Sanusi also has a different view of the
apex bank’s currency policy. He insisted that Nigeria will have to
devalue the naira and loosen its monetary policy to revive the economy.
“It is wrong to think that you can keep
the naira at a certain level when the price of oil is falling without
depleting your reserves,” he told the CNBC television.
In his opinion, “it does not speak well of us to pretend that the naira is appropriately priced.”
According to the Emir, the foreign
currency restrictions imposed by the central bank are frustrating local
firms as they struggle to get dollars.
“It’s time to loosen monetary policy.
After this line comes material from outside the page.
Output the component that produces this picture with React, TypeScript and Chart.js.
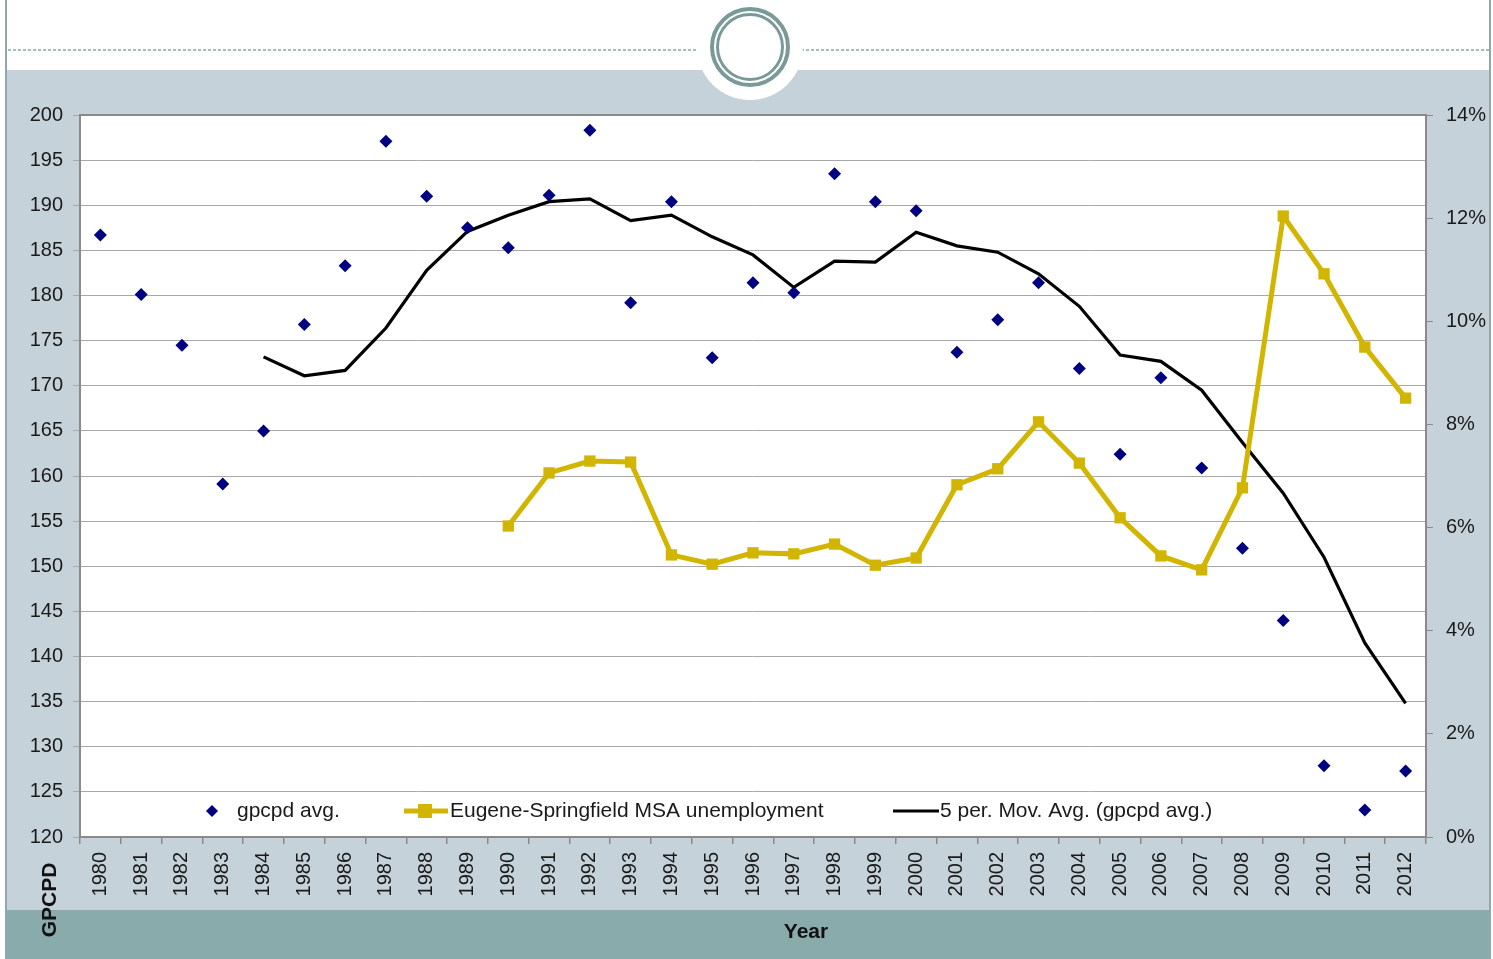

We
need to lower interest rates, otherwise, we’ll compound the exchange
rate crisis for businesses with high borrowing costs and declining
demand,” Sanusi stated.
The CBN governor, Mr. Godwin Emefiele
spared no effort in responding to his predecessor’s suggestion,
insisting that the regulator will not devalue the naira further.
Speaking through his deputy in charge of
Corporate Services Directorate, Mr. Adebayo Adelabu, the CBN chief
said: “We are all aware of the CBN’s official position on this. There
will not be any further devaluation of the naira, and this has been
communicated to all. We have made the official position known to the
public. There could be comments from various quarters of the economy,
but we have made our official position known.”
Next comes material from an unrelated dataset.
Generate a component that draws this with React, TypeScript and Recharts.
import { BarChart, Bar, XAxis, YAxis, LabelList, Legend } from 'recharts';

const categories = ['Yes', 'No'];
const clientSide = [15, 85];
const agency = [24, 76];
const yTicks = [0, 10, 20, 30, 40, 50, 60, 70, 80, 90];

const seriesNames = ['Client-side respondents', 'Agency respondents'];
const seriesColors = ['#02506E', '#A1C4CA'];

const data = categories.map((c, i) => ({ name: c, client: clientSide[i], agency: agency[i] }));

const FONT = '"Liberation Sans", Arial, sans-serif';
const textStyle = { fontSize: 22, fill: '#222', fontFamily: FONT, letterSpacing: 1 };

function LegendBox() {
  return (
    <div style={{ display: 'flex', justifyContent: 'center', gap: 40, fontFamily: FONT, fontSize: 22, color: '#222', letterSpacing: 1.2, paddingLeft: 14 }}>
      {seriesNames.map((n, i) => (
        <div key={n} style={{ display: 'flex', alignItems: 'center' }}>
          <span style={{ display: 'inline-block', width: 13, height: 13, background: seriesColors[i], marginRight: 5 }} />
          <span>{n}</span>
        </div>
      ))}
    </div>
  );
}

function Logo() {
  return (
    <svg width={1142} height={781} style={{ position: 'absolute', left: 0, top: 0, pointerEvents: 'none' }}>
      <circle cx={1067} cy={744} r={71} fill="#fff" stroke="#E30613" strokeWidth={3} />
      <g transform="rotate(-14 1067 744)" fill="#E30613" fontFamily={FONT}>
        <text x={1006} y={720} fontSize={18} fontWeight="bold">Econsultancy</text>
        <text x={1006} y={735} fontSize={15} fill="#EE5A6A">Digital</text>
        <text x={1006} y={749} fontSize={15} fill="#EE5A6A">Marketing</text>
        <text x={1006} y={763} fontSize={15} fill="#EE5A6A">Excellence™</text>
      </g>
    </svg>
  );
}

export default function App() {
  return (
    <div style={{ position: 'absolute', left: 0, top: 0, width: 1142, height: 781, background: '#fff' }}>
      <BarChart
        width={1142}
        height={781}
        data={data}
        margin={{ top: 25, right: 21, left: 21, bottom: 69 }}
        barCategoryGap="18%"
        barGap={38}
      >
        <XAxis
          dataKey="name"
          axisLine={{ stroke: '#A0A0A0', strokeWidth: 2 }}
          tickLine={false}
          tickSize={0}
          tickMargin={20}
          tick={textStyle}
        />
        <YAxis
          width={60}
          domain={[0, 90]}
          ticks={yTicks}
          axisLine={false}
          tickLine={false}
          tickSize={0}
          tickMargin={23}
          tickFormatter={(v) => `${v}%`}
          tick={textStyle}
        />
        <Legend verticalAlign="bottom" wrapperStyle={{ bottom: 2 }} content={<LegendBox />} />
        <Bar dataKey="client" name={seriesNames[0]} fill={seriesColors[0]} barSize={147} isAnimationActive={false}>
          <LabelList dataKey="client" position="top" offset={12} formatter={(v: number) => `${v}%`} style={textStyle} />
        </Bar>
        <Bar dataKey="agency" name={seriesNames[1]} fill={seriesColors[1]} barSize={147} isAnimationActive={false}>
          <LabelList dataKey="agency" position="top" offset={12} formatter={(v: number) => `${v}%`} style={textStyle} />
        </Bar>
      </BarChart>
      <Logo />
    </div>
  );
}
But irrespective of the discordant
tunes, Sanusi’s position and that of the OPS has a meeting point on the
contentious issue of subsidy removal. Sanusi faulted the decision of the
CBN and the fiscal authority not to further devalue the naira, and at
the same time retain fuel subsidy, saying it was wrong to continue with
the fuel subsidy.
“It is wrong to continue to pretend that
you can keep the naira at a certain level, when the price of oil is
falling without depleting your reserves. You have to make a choice,” he
said.
The MAN president agreed with this
argument. Jacobs said the removal of subsidy will be good for the
economy. “We can’t continue to subsidise fuel, but we should rather
channel our energy towards the diversification of the economy,” he said.
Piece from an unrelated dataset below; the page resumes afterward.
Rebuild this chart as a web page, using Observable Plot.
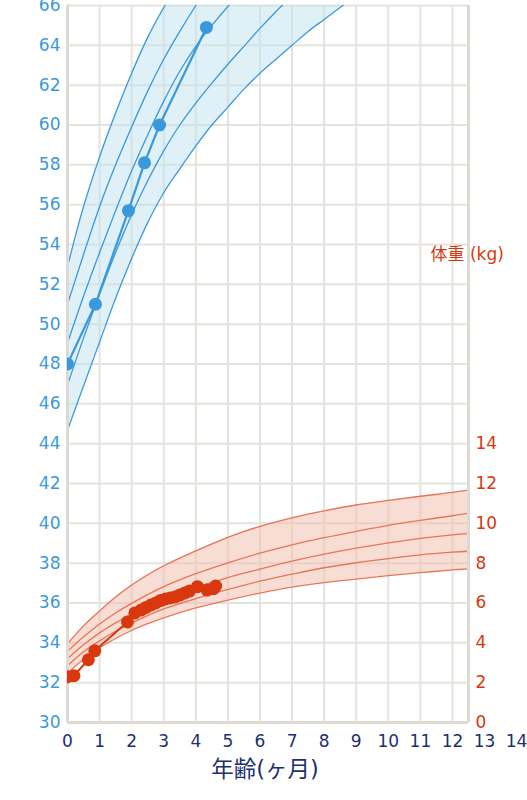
<!DOCTYPE html>
<html>
<head>
<meta charset="utf-8">
<script src="https://cdn.jsdelivr.net/npm/d3@7"></script>
<script src="https://cdn.jsdelivr.net/npm/@observablehq/plot@0.6"></script>
<style>
  html, body { margin: 0; padding: 0; background: #fff; }
</style>
</head>
<body>
<div id="chart"></div>
<script>
// ---- Height reference curves (cm) ----
const heightMonths = [0, 0.5, 1, 1.5, 2, 2.5, 3, 3.5, 4, 4.5, 5, 5.5, 6, 6.5, 7, 7.5, 8, 8.5, 9, 9.5];
const heightC1 = [52.9, 55.9, 58.4, 60.6, 62.6, 64.4, 65.9, 67.3, 68.5];
const heightC2 = [51.0, 53.5, 55.9, 58.0, 59.9, 61.7, 63.3, 64.7, 66.0, 67.2, 68.3];
const heightC3 = [49.05, 51.4, 53.6, 55.7, 57.7, 59.5, 61.2, 62.7, 63.95, 65.0, 65.95, 66.8, 67.5];
const heightC4 = [46.95, 49.3, 51.5, 53.6, 55.5, 57.2, 58.7, 60.0, 61.1, 62.1, 63.05, 63.95, 64.85, 65.7, 66.5, 67.3];
const heightC5 = [44.67, 46.9, 49.1, 51.3, 53.3, 55.1, 56.6, 57.8, 58.95, 60.0, 60.9, 61.8, 62.6, 63.3, 64.0, 64.7, 65.3, 65.9, 66.5, 67.0];

// ---- Weight reference curves (kg) ----
const weightMonths = [0, 0.5, 1, 1.5, 2, 2.5, 3, 4, 5, 6, 7, 8, 9, 10, 11, 12, 12.5];
const weightC1 = [3.95, 4.85, 5.6, 6.3, 6.9, 7.42, 7.87, 8.62, 9.3, 9.85, 10.28, 10.63, 10.92, 11.15, 11.36, 11.55, 11.67];
const weightC2 = [3.57, 4.3, 4.95, 5.5, 5.98, 6.42, 6.82, 7.47, 8.02, 8.5, 8.92, 9.28, 9.6, 9.9, 10.15, 10.38, 10.5];
const weightC3 = [3.2, 3.9, 4.5, 5.0, 5.45, 5.85, 6.2, 6.78, 7.28, 7.7, 8.1, 8.45, 8.75, 9.02, 9.25, 9.42, 9.48];
const weightC4 = [2.85, 3.55, 4.1, 4.58, 5.0, 5.37, 5.7, 6.22, 6.68, 7.1, 7.45, 7.77, 8.02, 8.23, 8.42, 8.55, 8.6];
const weightC5 = [2.48, 3.18, 3.75, 4.22, 4.62, 4.96, 5.25, 5.75, 6.15, 6.5, 6.8, 7.02, 7.2, 7.37, 7.52, 7.66, 7.72];

// ---- Measurements ----
const heightAge = [0, 0.87, 1.9, 2.4, 2.87, 4.33];
const heightValue = [48.0, 51.0, 55.7, 58.1, 60.0, 64.9];

const weightAge = [0, 0.2, 0.65, 0.85, 1.87, 2.1, 2.3, 2.45, 2.6, 2.75, 2.9, 3.05, 3.2, 3.35, 3.5, 3.65, 3.8, 4.05, 4.35, 4.55, 4.62];
const weightValue = [2.3, 2.35, 3.15, 3.6, 5.05, 5.5, 5.65, 5.78, 5.9, 6.0, 6.12, 6.2, 6.25, 6.3, 6.4, 6.5, 6.6, 6.82, 6.65, 6.72, 6.85];

// ---- Axis ticks ----
const xTicks = [0, 1, 2, 3, 4, 5, 6, 7, 8, 9, 10, 11, 12, 13, 14];
const xGrid = [0, 1, 2, 3, 4, 5, 6, 7, 8, 9, 10, 11, 12];
const heightTicks = [30, 32, 34, 36, 38, 40, 42, 44, 46, 48, 50, 52, 54, 56, 58, 60, 62, 64, 66];
const weightTicks = [0, 2, 4, 6, 8, 10, 12, 14];
const weightOffset = 30; // weight axis shares the height scale: 0 kg at 30 cm

const xLabel = "年齢(ヶ月)";
const weightLabel = "体重 (kg)";

// colors
const blue = "#3a98dc";
const blueBand = "#bfe3ed";
const red = "#d9380f";
const redCurve = "#e77559";
const redBand = "#f1bbab";
const navy = "#1d2f6e";
const gridColor = "#e5e3dd";
const axisColor = "#dcdad3";

// tidy data
const heightCurves = [heightC1, heightC2, heightC3, heightC4, heightC5];
const heightCurveRows = heightCurves.flatMap((c, k) => c.map((v, i) => ({m: heightMonths[i], v, k})));
const heightBand = heightMonths.map((m, i) => ({m, lo: heightC5[i], hi: heightC1[i] !== undefined ? heightC1[i] : 72}));

const weightCurves = [weightC1, weightC2, weightC3, weightC4, weightC5];
const weightCurveRows = weightCurves.flatMap((c, k) => c.map((v, i) => ({m: weightMonths[i], v, k})));
const weightBand = weightMonths.map((m, i) => ({m, lo: weightC5[i], hi: weightC1[i]}));

const heightPts = heightAge.map((m, i) => ({m, v: heightValue[i]}));
const weightPts = weightAge.map((m, i) => ({m, v: weightValue[i]}));

const smooth = "catmull-rom";

const chart = Plot.plot({
  width: 527,
  height: 800,
  marginTop: 5,
  marginBottom: 78,
  marginLeft: 67,
  marginRight: 59,
  x: {domain: [0, 12.5]},
  y: {domain: [30, 66]},
  style: {fontFamily: "'DejaVu Sans', 'Noto Sans CJK JP', sans-serif", background: "#fff"},
  marks: [
    Plot.gridX(xGrid, {stroke: gridColor, strokeOpacity: 1, strokeWidth: 2}),
    Plot.gridY(heightTicks, {stroke: gridColor, strokeOpacity: 1, strokeWidth: 2}),

    // bands
    Plot.areaY(heightBand, {x: "m", y1: "lo", y2: "hi", fill: blueBand, fillOpacity: 0.5, curve: smooth, clip: true}),
    Plot.areaY(weightBand, {x: "m", y1: d => d.lo + weightOffset, y2: d => d.hi + weightOffset, fill: redBand, fillOpacity: 0.5, curve: smooth, clip: true}),

    // reference curves
    Plot.line(heightCurveRows, {x: "m", y: "v", z: "k", stroke: blue, strokeWidth: 1.3, curve: smooth, clip: true}),
    Plot.line(weightCurveRows, {x: "m", y: d => d.v + weightOffset, z: "k", stroke: redCurve, strokeWidth: 1.3, curve: smooth, clip: true}),

    // frame
    Plot.ruleX([0, 12.5], {stroke: axisColor, strokeWidth: 3}),
    Plot.ruleY([30], {stroke: axisColor, strokeWidth: 3}),

    // measurements
    Plot.line(heightPts, {x: "m", y: "v", stroke: blue, strokeWidth: 2.2, clip: true}),
    Plot.dot(heightPts, {x: "m", y: "v", r: 6.5, fill: blue, clip: true}),
    Plot.line(weightPts, {x: "m", y: d => d.v + weightOffset, stroke: red, strokeWidth: 2, clip: true}),
    Plot.dot(weightPts, {x: "m", y: d => d.v + weightOffset, r: 6.5, fill: red, clip: true}),

    // axes
    Plot.axisY(heightTicks, {anchor: "left", tickSize: 0, tickPadding: 7, fill: blue, fontSize: 17, label: null}),
    Plot.axisY(weightTicks.map(w => w + weightOffset), {anchor: "right", tickSize: 0, tickPadding: 7, fill: red, fontSize: 17, label: null, tickFormat: d => d - weightOffset}),
    Plot.axisX(xTicks, {anchor: "bottom", tickSize: 0, tickPadding: 12, fill: navy, fontSize: 17, label: null}),

    // axis titles
    Plot.text([xLabel], {frameAnchor: "bottom", dx: -3, dy: 54, fill: navy, fontSize: 22.5, text: d => d}),
    Plot.text([weightLabel], {frameAnchor: "top-right", dx: -38, dy: 242, textAnchor: "start", fill: red, fontSize: 17, text: d => d})
  ]
});
document.getElementById("chart").appendChild(chart);
</script>
</body>
</html>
Other bodies, including organised
labour, have expressed strident opposition to Sanusi’s advocacy, saying
his call amounted to some policy dictatorship that must be rejected by
President Muhammadu Buhari.
The General Secretary of the National
Union of Textile and Garment Workers of Nigeria (NUTGWN), Comrade Issa
Aremu, said government should be weary of a policy that could further
undermine growth and development as well as worsen the poverty level in
the country.
To him, the twin-policy recommendations
of naira devaluation and removal of fuel subsidy, “amount to some policy
dictatorships that must be rejected by President Muhammadu Buhari.”
He argued that the existing devalued
rate of N197 to a dollar has further eroded wage income of millions of
workers in the wake of the prevailing cases of unpaid salaries and
worsening poverty.
He said: “Devaluation has also increased
the cost of domestic production, fueled price inflation and undermined
the competitiveness of locally surviving industries, leading to loss of
the few existing jobs. To further recommend naira devalation as Emir
Sanusi did, is unacceptable exchange rate policy overkill.
Devaluation is a false economics in a nonexporting, import-dependent
economy like Nigeria. We import everything, including industrial inputs,
while we export no industrial good that can take advantage of
devaluation,” he said.
The notion of increased FDI arising from
currency devaluation, has its drawback. For an economy that is exposed
to the vagaries of an uncertain security environment, the chances of
retaining such FDI is slim. Emefiele admitted when he alluded to the
outflow of over $48 billion from Emerging and Frontier markets in
response to security considerations. He spoke at the World Bank
Group/the International Monetary Fund meeting, which held recently in
Lima, Peru.
“It is true that investors are pulling
out their investments in the country, and I must tell you that in the
third quarter of this year alone, I read in a report that said, almost
$48 billion were capital outflows that left Emerging and Frontier
markets. It means that people are pulling funds and are beginning to
look at economies like the United States (U.S.) and other areas where
they think there are opportunities,” he stated.